Y de pronto, sienten que, en la noche de la desesperanza, una luz los envuelve, una voz los consuela: “¡Gloria a Dios en el cielo y paz en la tierra a quienes Dios ama! Paz a todas las criaturas y a todos los seres humanos sin excepción, amables, amados y llamados sin exclusión, empezando por los últimos”. De repente, se les enciende una luz. Y se ponen en camino a donde su corazón y su luz los guían.

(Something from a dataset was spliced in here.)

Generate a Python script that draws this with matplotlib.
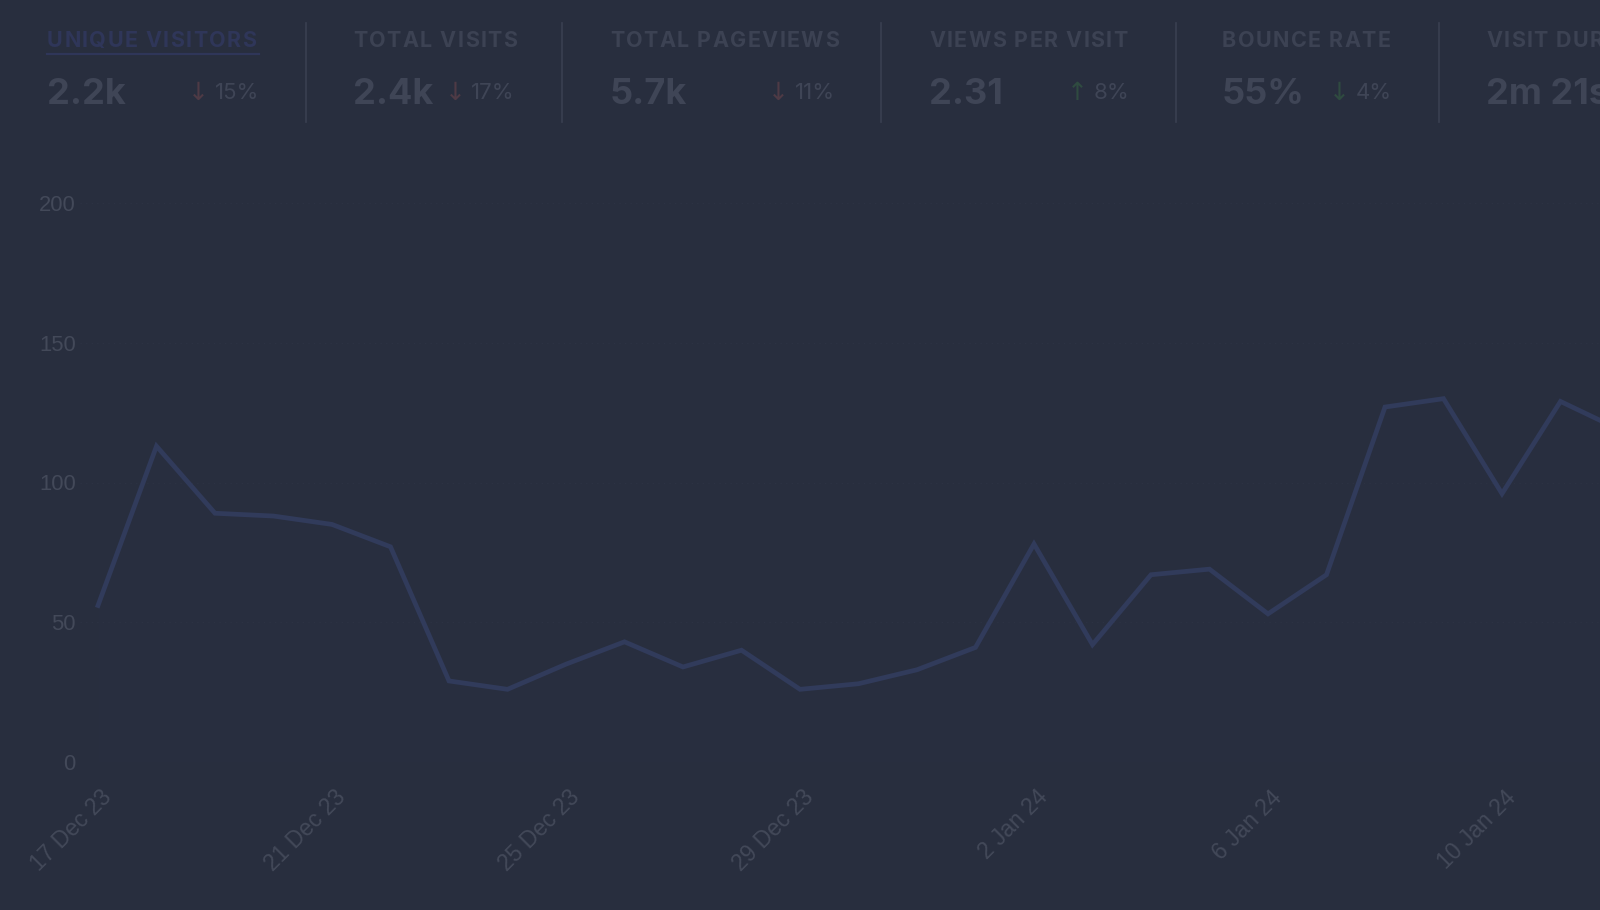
import matplotlib
matplotlib.use("Agg")
import matplotlib.pyplot as plt
from matplotlib.transforms import ScaledTranslation

# ---- data ----
visitors = [56, 113, 89, 88, 85, 77, 29, 26, 35, 43, 34, 40, 26, 28,
            33, 41, 78, 42, 67, 69, 53, 67, 127, 130, 96, 129, 119]
tick_idx = [0, 4, 8, 12, 16, 20, 24]
tick_labels = ["17 Dec 23", "21 Dec 23", "25 Dec 23", "29 Dec 23",
               "2 Jan 24", "6 Jan 24", "10 Jan 24"]
y_ticks = [0, 50, 100, 150, 200]

card_titles = ["UNIQUE VISITORS", "TOTAL VISITS", "TOTAL PAGEVIEWS",
               "VIEWS PER VISIT", "BOUNCE RATE", "VISIT DURATION"]
card_values = ["2.2k", "2.4k", "5.7k", "2.31", "55%", "2m 21s"]
card_changes = ["15%", "17%", "11%", "8%", "4%", None]
card_arrows = ["↓", "↓", "↓", "↑", "↓", None]
card_good = [False, False, False, True, True, None]

# ---- style ----
BG = "#282e3e"
TICK = "#434959"
TITLE = "#3c4253"
VALUE = "#3f4556"
ACTIVE = "#2f3659"
SEP = "#3a4051"
LINE = "#313b5b"
RED = "#4e3a45"
GREEN = "#2f4b40"

W, H = 1600, 910
fig = plt.figure(figsize=(W / 100, H / 100), dpi=100, facecolor=BG)
renderer = fig.canvas.get_renderer()


def fx(x):
    return x / W


def fy(y):
    return 1 - y / H


def text_width(s, **kw):
    t = fig.text(0, 0, s, **kw)
    w = t.get_window_extent(renderer).width
    t.remove()
    return w


def tracked_text(x, y, s, tracking, **kw):
    """Draw uppercase label with letter spacing (pixels)."""
    ref = text_width("X", **kw)
    for k, ch in enumerate(s):
        if ch == " ":
            continue
        off = text_width(s[:k] + "X", **kw) - ref if k else 0
        fig.text(fx(x + off + k * tracking), fy(y), ch, ha="left",
                 va="baseline", **kw)


# ---- chart ----
x0_px, step_px = 98, 58.5
ax_left, y0_px, y200_px = 80, 762, 203
ax = fig.add_axes([fx(ax_left), fy(y0_px), 1 - fx(ax_left),
                   (y0_px - y200_px) / H])
ax.set_facecolor(BG)
xs = list(range(len(visitors)))
ax.fill_between(xs, visitors, 0, color=LINE, alpha=0.06, lw=0)
ax.plot(xs, visitors, color=LINE, lw=3.4, solid_joinstyle="miter",
        clip_on=False)
ax.set_xlim((ax_left - x0_px) / step_px, (W - x0_px) / step_px)
ax.set_ylim(0, 200)

for s in ax.spines.values():
    s.set_visible(False)
ax.set_yticks(y_ticks)
ax.grid(axis="y", color="#2c3243", lw=1, ls=(0, (1, 3)))
ax.tick_params(axis="y", length=0, pad=3, labelsize=15.8, labelcolor=TICK)
ax.set_xticks(tick_idx)
ax.set_xticklabels(tick_labels, rotation=45, ha="right", va="center",
                   rotation_mode="anchor")
ax.tick_params(axis="x", length=0, pad=23, labelsize=16.5, labelcolor=TICK)
for lab in ax.get_xticklabels() + ax.get_yticklabels():
    lab.set_family("Liberation Sans")
for lab in ax.get_xticklabels():
    lab.set_transform(lab.get_transform() +
                      ScaledTranslation(10 / 100, 0, fig.dpi_scale_trans))

# ---- header cards (pixel layout) ----
title_left = [47, 353, 610, 929, 1222, 1486]
title_right = [259, 515, 835, 1129, 1392, None]
sep_x = [306, 562, 881, 1176, 1439]

for i, t in enumerate(card_titles):
    tracked_text(title_left[i], 47, t, 1.4, family="Inter", weight="bold",
                 fontsize=15.5, color=ACTIVE if i == 0 else TITLE)
    fig.text(fx(title_left[i]), fy(104), card_values[i], family="Inter",
             weight="bold", fontsize=26, color=VALUE, ha="left",
             va="baseline")
    if card_changes[i] is not None:
        pct = fig.text(fx(title_right[i]), fy(99), card_changes[i],
                       family="Inter", fontsize=16, color=VALUE,
                       ha="right", va="baseline")
        ax.annotate(card_arrows[i], xy=(0, 0.5), xycoords=pct,
                    xytext=(-4, 0), textcoords="offset points",
                    ha="right", va="center", family="DejaVu Sans",
                    fontsize=18, color=GREEN if card_good[i] else RED,
                    annotation_clip=False)

# underline of the active card
fig.add_artist(plt.Line2D([fx(47), fx(259)], [fy(54), fy(54)],
                          color=ACTIVE, lw=1.6))
for x in sep_x:
    fig.add_artist(plt.Line2D([fx(x), fx(x)], [fy(23), fy(122)],
                              color=SEP, lw=1.2))

fig.savefig("out.png", dpi=100, facecolor=BG)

En una pobre casa-cueva, la luz de sus ojos se encuentra con la gloria de la vida y del universo, encarnada en el signo más humilde y luminoso: un recién nacido. Jesús, José y María. Tres nombres propios –ponga quien quiera otros, los suyos, los que más le inspiren–, nombres que representan todos los nombres, todas las vidas, todos los sufrimientos, la esperanza de la paz a pesar de todo. Misterio, Presencia. Abajamiento sumo. Los pastores lo ven y se les transfigura todo, se les revela Dios en todo. “Ya no hay un Dios altísimo”, podrían haber dicho aquellos pastores, como decimos nosotros. No existe el Dios de los reyes con sus ejércitos, cortesanos y palacios, ni el Dios de las religiones con sus credos, cleros y templos. Dios es el Ser fontal de cuanto es. Es la Luz originaria de la que todo nace y vive desde siempre. Es la luz de la energía que todo lo atrae e impulsa. Es la Paz en la justicia, la paz activa, tierna y subversiva, que crea y recrea todo incesantemente, de transformación en transformación. Es el amor universal que empuja y atrae todo, más fuerte que todo. “Podemos esperar a pesar de todo”, se dirían los pastores. No aguardar, sino esperar: respirar, espirar y alentar el mundo que esperamos. Y se ponen en camino, transfigurados.
Yo también quiero ponerme en camino, tras el último de aquellos pastores. También nosotros podemos ponernos en camino, mirar más adentro en nosotros mismos, sentir las heridas del prójimo como propias, contemplar la armonía del amanecer y del atardecer y de toda la naturaleza viviente, y reconocer en el fondo de todo la paz que nos sostiene y relanza. En este mundo de la inequidad globalizada, de la economía general regida por los intereses particulares, de la política planetaria sometida a unos pocos poderes financieros, de la juventud condenada a la desesperación, de los equilibrios de la naturaleza rotos, en este mundo que parece haber perdido el juicio y caminar desesperadamente hacia el suicidio, en este mundo donde no parece caber más paz que la resignación a lo peor o el conformismo del “es lo que hay”, en este mundo sigue siendo posible ver la luz y esperar, experimentar, como los pastores, que “la esperanza es ser capaz de ver la luz a pesar de la oscuridad” (Desmond Tutu).
Ahí tenemos también nosotros la señal, o una de tantas señales: Jesús, José y María. En las ruinas de este mundo roto, de este nuestro mundo desgarrado, se enciende la luz de la justicia que garantiza la paz verdadera, la luz de la paz que engendra la justicia. En el fondo del universo y de cada ser, se enciende y brota sin cesar un mundo nuevo donde los honores no fascinan, las riquezas se comparten, los poderes se rinden, un mundo donde la justicia y la paz se encuentran. Y ahí se resumen todas las ciencias y las artes más bellas. Pero ese mundo nuevo depende de nosotros, también de nosotros, de los pasitos que demos. “Haz el bien a trocitos, allí donde te encuentres; pues son todos estos trocitos juntos los que transforman el mundo” (Desmond Tutu).